The Moving Lens Effect: Simulations, Forecasts and Foreground Mitigation

TL;DR

This paper explores the moving lens effect caused by massive objects' peculiar motion, proposing a new detection method, forecasting its observability with future surveys, and introducing a foreground mitigation strategy.

Contribution

It introduces a stacking estimator for detecting the moving lens effect, validated with simulations, and forecasts its detectability in upcoming surveys.

Findings

Forecasts high-significance detections with future surveys.

Proposes a new foreground mitigation strategy.
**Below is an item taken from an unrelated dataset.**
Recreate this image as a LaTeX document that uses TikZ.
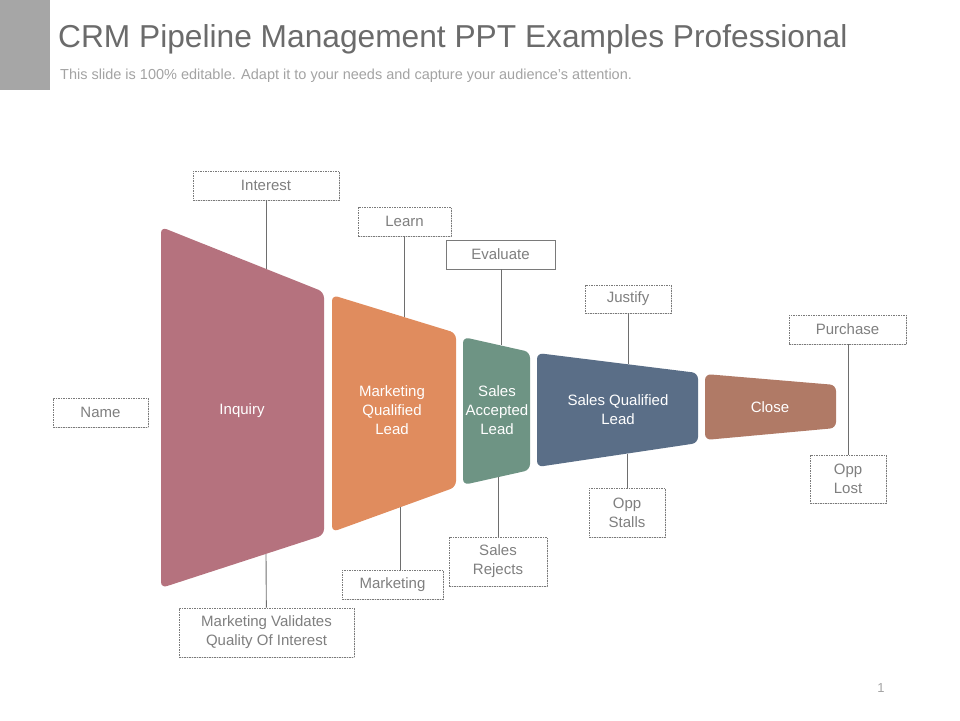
\documentclass[tikz,border=0pt]{standalone}
\usepackage{fontspec}
\setmainfont{Liberation Sans}
\usetikzlibrary{shadows}

\definecolor{inqcol}{HTML}{B5727E}
\definecolor{mqlcol}{HTML}{E08C5E}
\definecolor{salcol}{HTML}{6E9484}
\definecolor{sqlcol}{HTML}{5A6E87}
\definecolor{closecol}{HTML}{B07A66}
\definecolor{lblline}{HTML}{7A7A7A}
\definecolor{lbltext}{HTML}{7F7F7F}
\definecolor{linkcol}{HTML}{6E6E6E}
\definecolor{titlecol}{HTML}{6B6B6B}
\definecolor{subcol}{HTML}{A3A3A3}
\definecolor{barcol}{HTML}{A6A6A6}

\tikzset{
    lbl/.style={draw=lblline, dash pattern=on 1.5pt off 1pt, line width=0.7pt, fill=white, text=lbltext,
        font=\fontsize{15}{19}\selectfont, align=center, inner sep=0pt,
        drop shadow={shadow xshift=1pt, shadow yshift=-1pt, opacity=0.25}},
    lblsolid/.style={lbl, solid},
    stage/.style={rounded corners=6pt, draw=none},
    stagetext/.style={text=white, font=\fontsize{15}{19}\selectfont, align=center},
    link/.style={draw=linkcol, line width=0.9pt},
}

\begin{document}
\begin{tikzpicture}[x=1pt, y=-1pt]
    \useasboundingbox (0,0) rectangle (960,720);
    \fill[barcol] (0,0) rectangle (50,90);
    \node[anchor=base west, text=titlecol, font=\fontsize{31.7}{36}\selectfont, inner sep=0pt] (title) at (58,47) {CRM Pipeline Management PPT Examples Professional};
    \node[anchor=base west, text=subcol, font=\fontsize{14.5}{17}\selectfont, inner sep=0pt] (subtitle) at (60,79) {This slide is 100\% editable. Adapt it to your needs and capture your audience's attention.};

    \fill[stage, inqcol] (161,227) -- (324,292) -- (324,535) -- (161,588) -- cycle;
    \fill[stage, mqlcol] (332,295) -- (456,333) -- (456,487) -- (332,532) -- cycle;
    \fill[stage, salcol] (463,337) -- (530,352) -- (530,470) -- (463,485) -- cycle;
    \fill[stage, sqlcol] (537,353) -- (698,373) -- (698,443) -- (537,467) -- cycle;
    \fill[stage, closecol] (705,374) -- (836,385) -- (836,428) -- (705,440) -- cycle;

    \node[stagetext] (inquiry) at (242,411) {Inquiry};
    \node[stagetext] (mql) at (392,410) {Marketing\\Qualified\\Lead};
    \node[stagetext] (sal) at (497,410) {Sales\\Accepted\\Lead};
    \node[stagetext] (sql) at (618,410) {Sales Qualified\\Lead};
    \node[stagetext] (close) at (770,407) {Close};

    \coordinate (inqT) at (266,269);
    \coordinate (inqB) at (266,554);
    \coordinate (mqlT) at (404,317);
    \coordinate (mqlB) at (400,507);
    \coordinate (salT) at (501,345);
    \coordinate (salB) at (498,477);
    \coordinate (sqlT) at (628,364);
    \coordinate (sqlB) at (627,454);

    \node[lbl, minimum width=146pt, minimum height=29pt] (interest) at (266,185.5) {Interest};
    \node[lbl, minimum width=93pt, minimum height=29pt] (learn) at (404.5,221.5) {Learn};
    \node[lblsolid, minimum width=109pt, minimum height=29pt] (evaluate) at (500.5,254.5) {Evaluate};
    \node[lbl, minimum width=86pt, minimum height=28pt] (justify) at (628,299) {Justify};
    \node[lbl, minimum width=117pt, minimum height=29pt] (purchase) at (847.5,329.5) {Purchase};
    \node[lbl, minimum width=95pt, minimum height=29pt] (name) at (100.5,412.5) {Name};
    \node[lbl, minimum width=76pt, minimum height=48pt] (opplost) at (848,479) {Opp\\Lost};
    \node[lbl, minimum width=76pt, minimum height=49pt] (oppstalls) at (627,512.5) {Opp\\Stalls};
    \node[lbl, minimum width=98pt, minimum height=49pt] (rejects) at (498,561.5) {Sales\\Rejects};
    \node[lbl, minimum width=101pt, minimum height=29pt] (mkt) at (392.5,584.5) {Marketing};
    \node[lbl, minimum width=175pt, minimum height=49pt] (validates) at (266.5,632.5) {Marketing Validates\\Quality Of Interest};

    \draw[link] (interest) -- (inqT);
    \draw[link] (validates) -- (inqB);
    \draw[link] (learn.south -| mqlT) -- (mqlT);
    \draw[link] (mqlB) -- (mqlB |- mkt.north);
    \draw[link] (evaluate.south -| salT) -- (salT);
    \draw[link] (salB) -- (rejects);
    \draw[link] (justify) -- (sqlT);
    \draw[link] (sqlB) -- (oppstalls);
    \draw[link] (purchase.south -| opplost.north) -- (opplost.north);

    \node[text=subcol, font=\fontsize{13}{16}\selectfont] (pagenum) at (881,688) {1};
\end{tikzpicture}
\end{document}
Validates the estimator using simulations.

Abstract

The peculiar motion of massive objects across the line of sight imprints a dipolar temperature anisotropy pattern on the cosmic microwave background known as the moving lens effect. This effect provides a unique probe of the transverse components of the peculiar velocity field, but has not yet been detected due to its small size. We implement and validate a stacking estimator for the moving lens signal using a galaxy catalog as a tracer of massive haloes combined with reconstructed velocities from the galaxy number density field. Using simulations, we forecast detection prospects for the moving lens signal from current and upcoming microwave background and galaxy surveys. We demonstrate a new foreground mitigation strategy likely sufficient for current data sets, and discuss various sources of systematic error and noise. Upcoming galaxy surveys will provide high significance statistical detections of the moving lens effect.